Friday, November 08, 2013

TOP STORY >> Terrorism charge in power-grid case

A Jacksonville man accused of destroying parts of the power grid in Lonoke County last month was indicted on Wednesday by a federal grand jury on eight counts for the attacks.

Jason Woodring, 37, who is in federal custody, is charged with:

 One count of a terrorist attack against a railroad carrier. During his alleged dismantling of a high-voltage tower on Aug. 21, a power line fell on a nearby railroad track and was later hit by a train. The power line was severed and caused a brief power outage in Cabot. If convicted, Woodring faces up to life in prison and/or not more than five years of supervised release.

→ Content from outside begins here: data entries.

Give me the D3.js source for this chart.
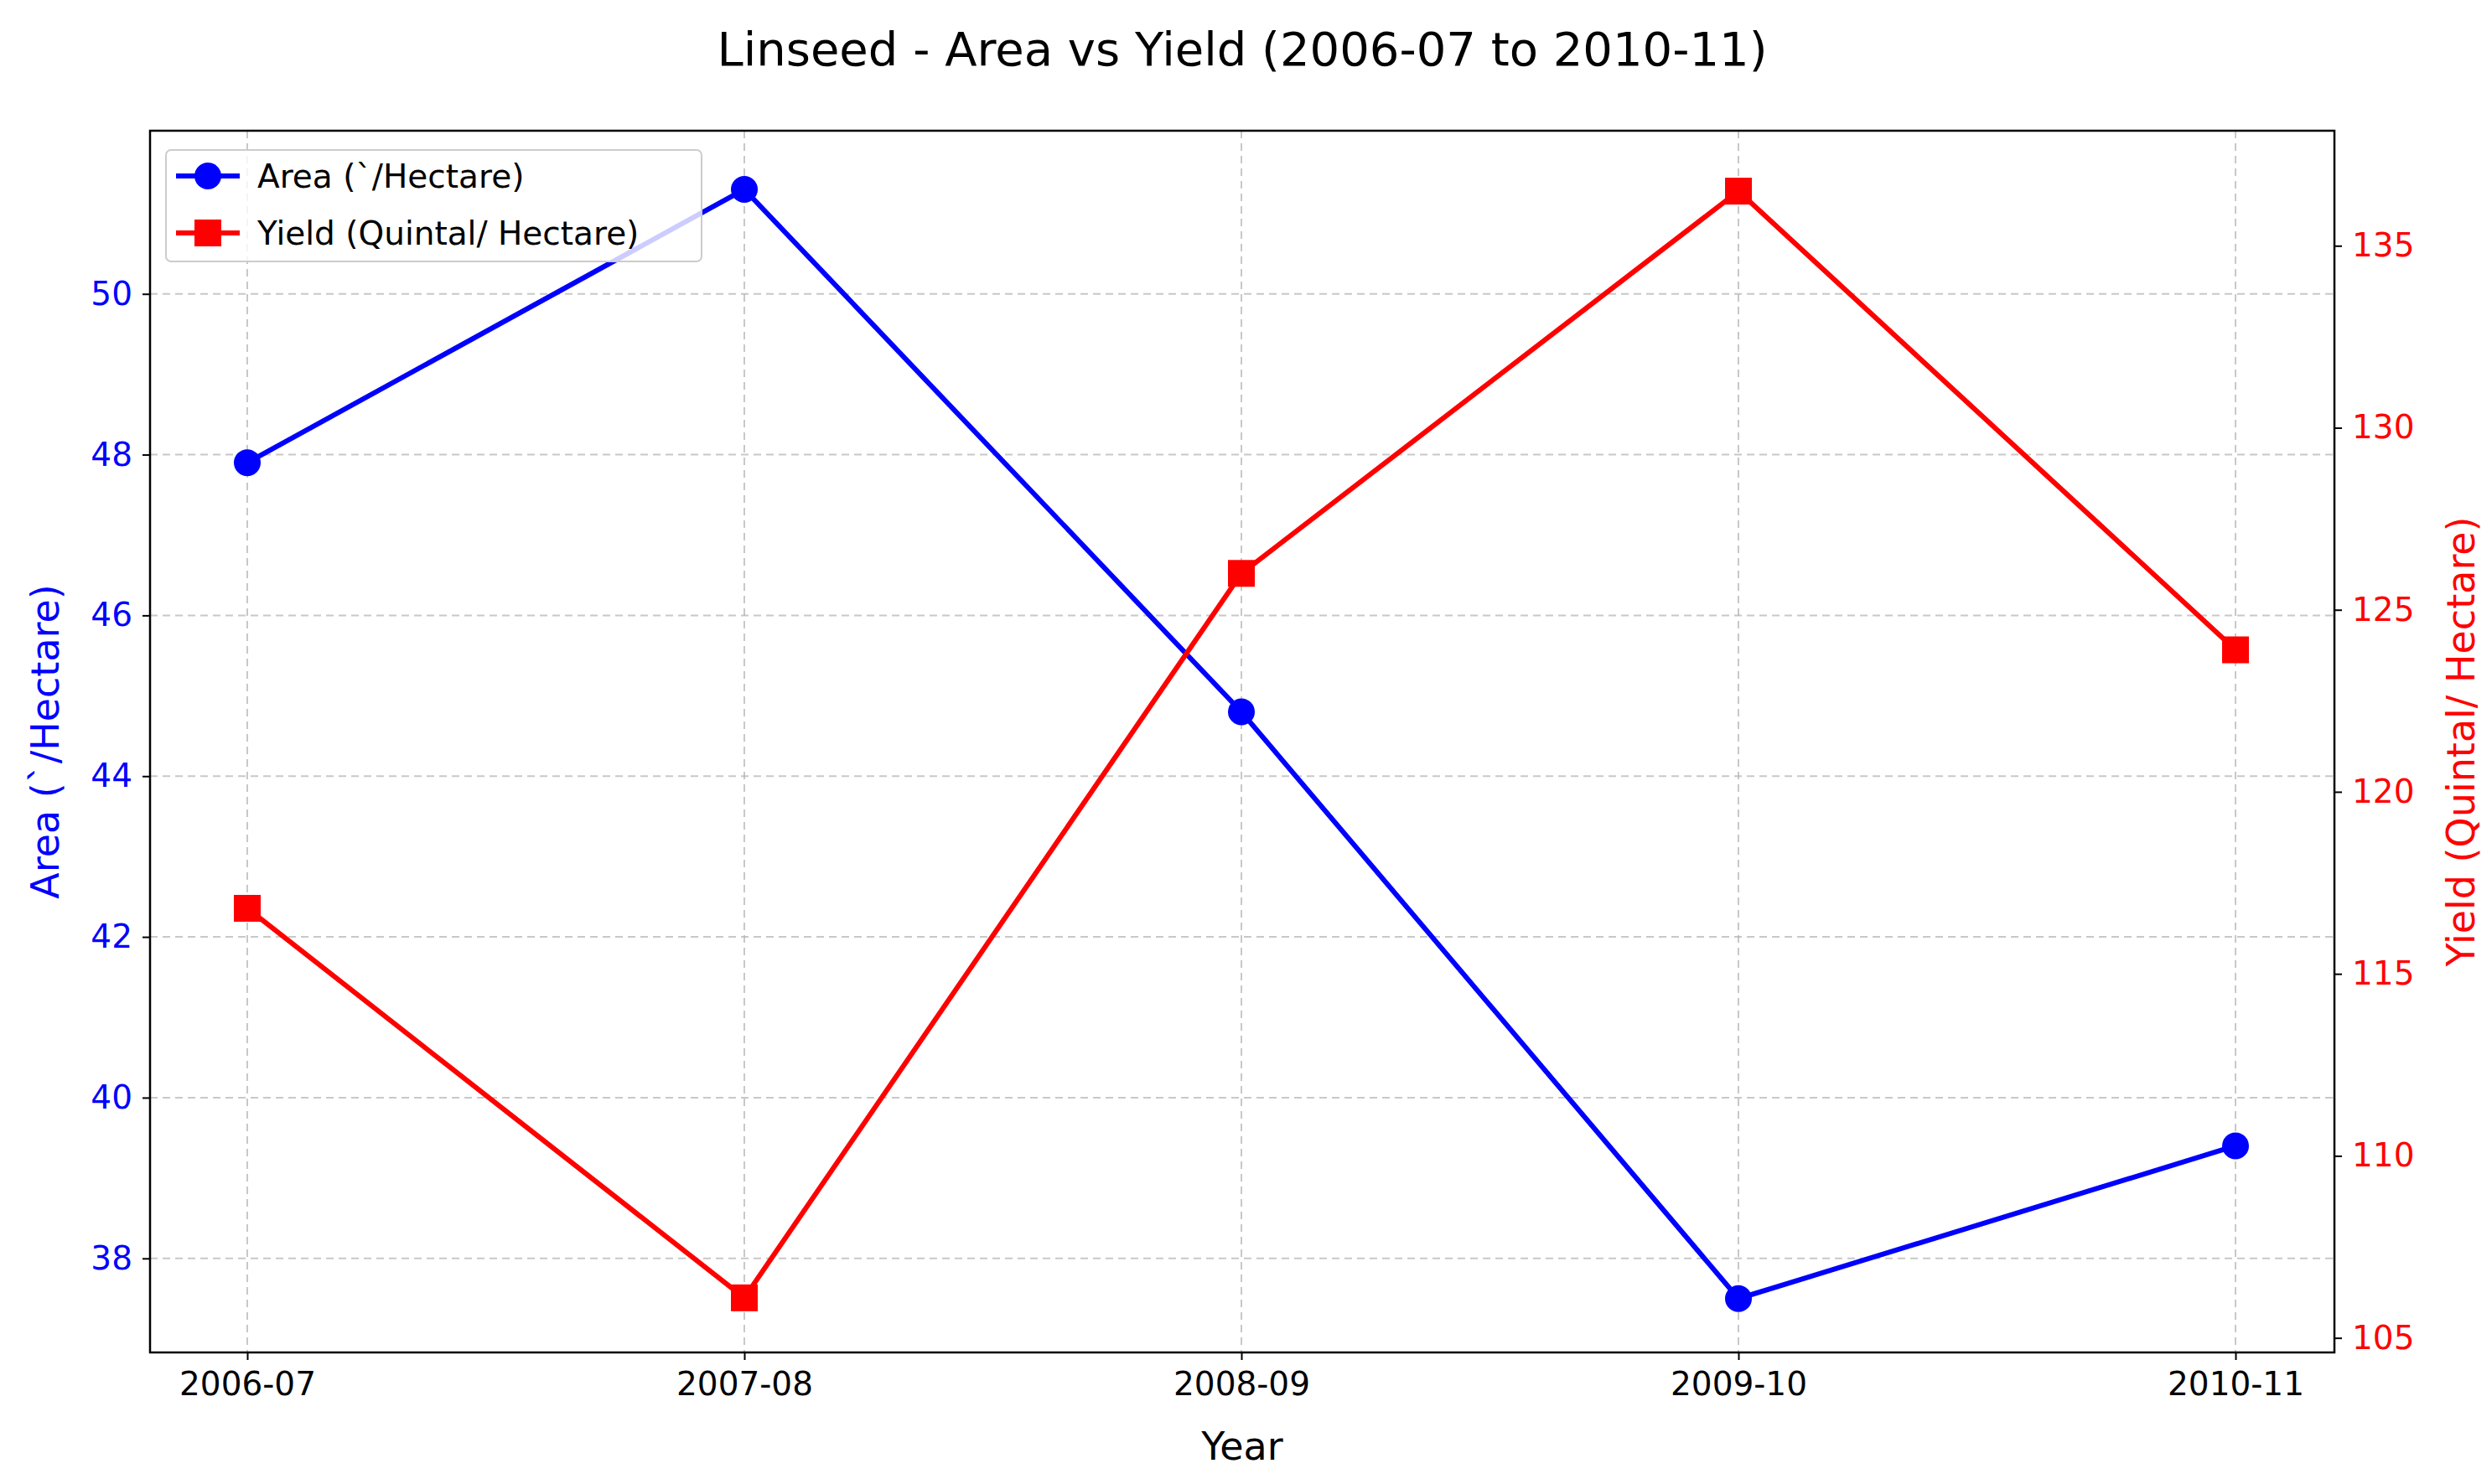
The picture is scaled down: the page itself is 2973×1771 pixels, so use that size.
<!DOCTYPE html>
<html><head><meta charset="utf-8">
<script src="https://cdn.jsdelivr.net/npm/d3@7"></script>
<style>body{margin:0;background:#fff}text{font-family:"DejaVu Sans",sans-serif}</style>
</head><body><svg id="c" width="2973" height="1771"></svg>
<script>
const years = ["2006-07", "2007-08", "2008-09", "2009-10", "2010-11"];
const area = [47.9, 51.3, 44.8, 37.5, 39.4];
const yieldVals = [116.8, 106.1, 126.0, 136.5, 123.9];
const areaTicks = [38, 40, 42, 44, 46, 48, 50];
const yieldTicks = [105, 110, 115, 120, 125, 130, 135];

const svg = d3.select("#c");
const L = 179, R = 2785, T = 156, B = 1614;

const x = d3.scalePoint().domain(years).range([295, 2667]);
const yL = d3.scaleLinear().domain([36.83, 52.03]).range([B, T]);
const yR = d3.scaleLinear().domain([104.6, 138.16]).range([B, T]);

// grid
const g = svg.append("g").attr("stroke", "#b0b0b0").attr("stroke-opacity", 0.7)
  .attr("stroke-width", 2).attr("stroke-dasharray", "9,6");
years.forEach(d => g.append("line").attr("x1", x(d)).attr("x2", x(d)).attr("y1", T).attr("y2", B));
areaTicks.forEach(d => g.append("line").attr("x1", L).attr("x2", R).attr("y1", yL(d)).attr("y2", yL(d)));

// axes
function style(sel, color) {
  sel.select(".domain").remove();
  sel.selectAll("line").attr("stroke", "#000").attr("stroke-width", 2);
  sel.selectAll("text").attr("font-size", 39).attr("fill", color).style("font-family", "DejaVu Sans");
}
svg.append("g").attr("transform", `translate(0,${B})`)
  .call(d3.axisBottom(x).tickSize(9).tickPadding(14)).call(s => style(s, "#000"));
svg.append("g").attr("transform", `translate(${L},0)`)
  .call(d3.axisLeft(yL).tickValues(areaTicks).tickSize(9).tickPadding(12)).call(s => style(s, "blue"));
svg.append("g").attr("transform", `translate(${R},0)`)
  .call(d3.axisRight(yR).tickValues(yieldTicks).tickSize(9).tickPadding(12)).call(s => style(s, "red"));

svg.append("rect").attr("x", L).attr("y", T).attr("width", R - L).attr("height", B - T)
  .attr("fill", "none").attr("stroke", "#000").attr("stroke-width", 2.5);

// lines
const lineL = d3.line().x((d, i) => x(years[i])).y(d => yL(d));
const lineR = d3.line().x((d, i) => x(years[i])).y(d => yR(d));
svg.append("path").attr("d", lineL(area)).attr("fill", "none").attr("stroke", "blue").attr("stroke-width", 6);
svg.selectAll(".ca").data(area).join("circle").attr("cx", (d, i) => x(years[i])).attr("cy", d => yL(d))
  .attr("r", 16).attr("fill", "blue");
svg.append("path").attr("d", lineR(yieldVals)).attr("fill", "none").attr("stroke", "red").attr("stroke-width", 6);
svg.selectAll(".sq").data(yieldVals).join("rect").attr("x", (d, i) => x(years[i]) - 16).attr("y", d => yR(d) - 16)
  .attr("width", 32).attr("height", 32).attr("fill", "red");

// text
svg.append("text").attr("x", (L + R) / 2).attr("y", 78).attr("text-anchor", "middle").attr("font-size", 56).text("Linseed - Area vs Yield (2006-07 to 2010-11)");
svg.append("text").attr("x", (L + R) / 2).attr("y", 1742).attr("text-anchor", "middle").attr("font-size", 46).text("Year");
svg.append("text").attr("transform", `translate(70,${(T + B) / 2}) rotate(-90)`).attr("text-anchor", "middle").attr("font-size", 46).attr("fill", "blue").text("Area (`/Hectare)");
svg.append("text").attr("transform", `translate(2952,${(T + B) / 2}) rotate(-90)`).attr("text-anchor", "middle").attr("font-size", 46).attr("fill", "red").text("Yield (Quintal/ Hectare)");

// legend
const lg = svg.append("g").attr("transform", "translate(198,179)");
lg.append("rect").attr("width", 639).attr("height", 133).attr("rx", 6).attr("fill", "#fff").attr("fill-opacity", 0.8).attr("stroke", "#ccc").attr("stroke-width", 2);
lg.append("line").attr("x1", 12).attr("x2", 88).attr("y1", 31).attr("y2", 31).attr("stroke", "blue").attr("stroke-width", 6);
lg.append("circle").attr("cx", 50).attr("cy", 31).attr("r", 16).attr("fill", "blue");
lg.append("text").attr("x", 109).attr("y", 45).attr("font-size", 39).text("Area (`/Hectare)");
lg.append("line").attr("x1", 12).attr("x2", 88).attr("y1", 99).attr("y2", 99).attr("stroke", "red").attr("stroke-width", 6);
lg.append("rect").attr("x", 34).attr("y", 83).attr("width", 32).attr("height", 32).attr("fill", "red");
lg.append("text").attr("x", 109).attr("y", 113).attr("font-size", 39).text("Yield (Quintal/ Hectare)");
</script></body></html>
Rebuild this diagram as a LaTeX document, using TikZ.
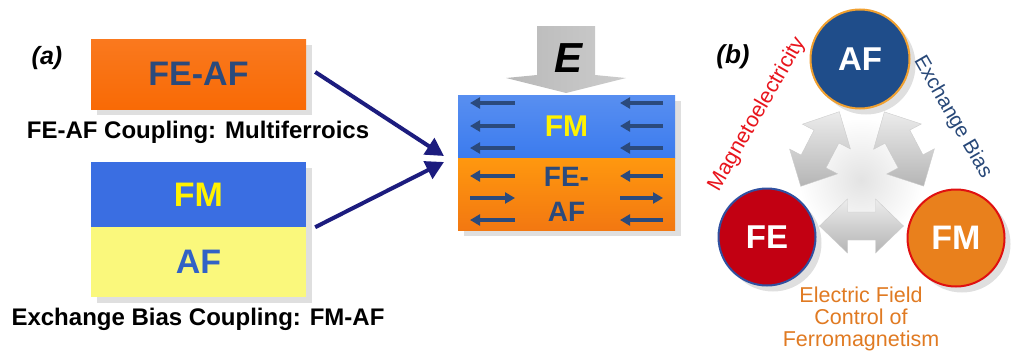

 Three counts of destruction of an energy facility. One is for the alleged attempt to destroy the high-voltage tower and the power lines it carried on Aug. 21. One is for a fire set Sept. 29 at an extra-high voltage switching station in Scott. One is for allegedly cutting down two power poles and pulling one down with a stolen tractor on Oct. 6, causing a power outage in Jacksonville. The charge of destruction of an energy facility carries a possible sentence of up to 20 years in prison.

 One count of using fire to commit a felony for Woodring allegedly setting the extra-high voltage station on fire. If convicted, Woodring will have a statutory sentence of 10 years consecutive to the underlying felony.

 One count of maliciously damaging or destroying by fire the extra station building. The charge carries a sentence of five to 20 years in prison.

 One count of possession of an unregistered short-barreled shotgun with an obliterated serial number. If convicted on the count, Woodring will have to forfeit the shotgun.

 As an alleged methamphetamine user, he was charged with being an illegal drug user in possession of two rifles, three shotguns and multiple rounds of ammunition.

If convicted on the count, Woodring will have to forfeit the guns and ammunition. He could also face up to a $250,000 fine for each charge against him.

Attorney Michael Gordon is prosecuting this case for the government.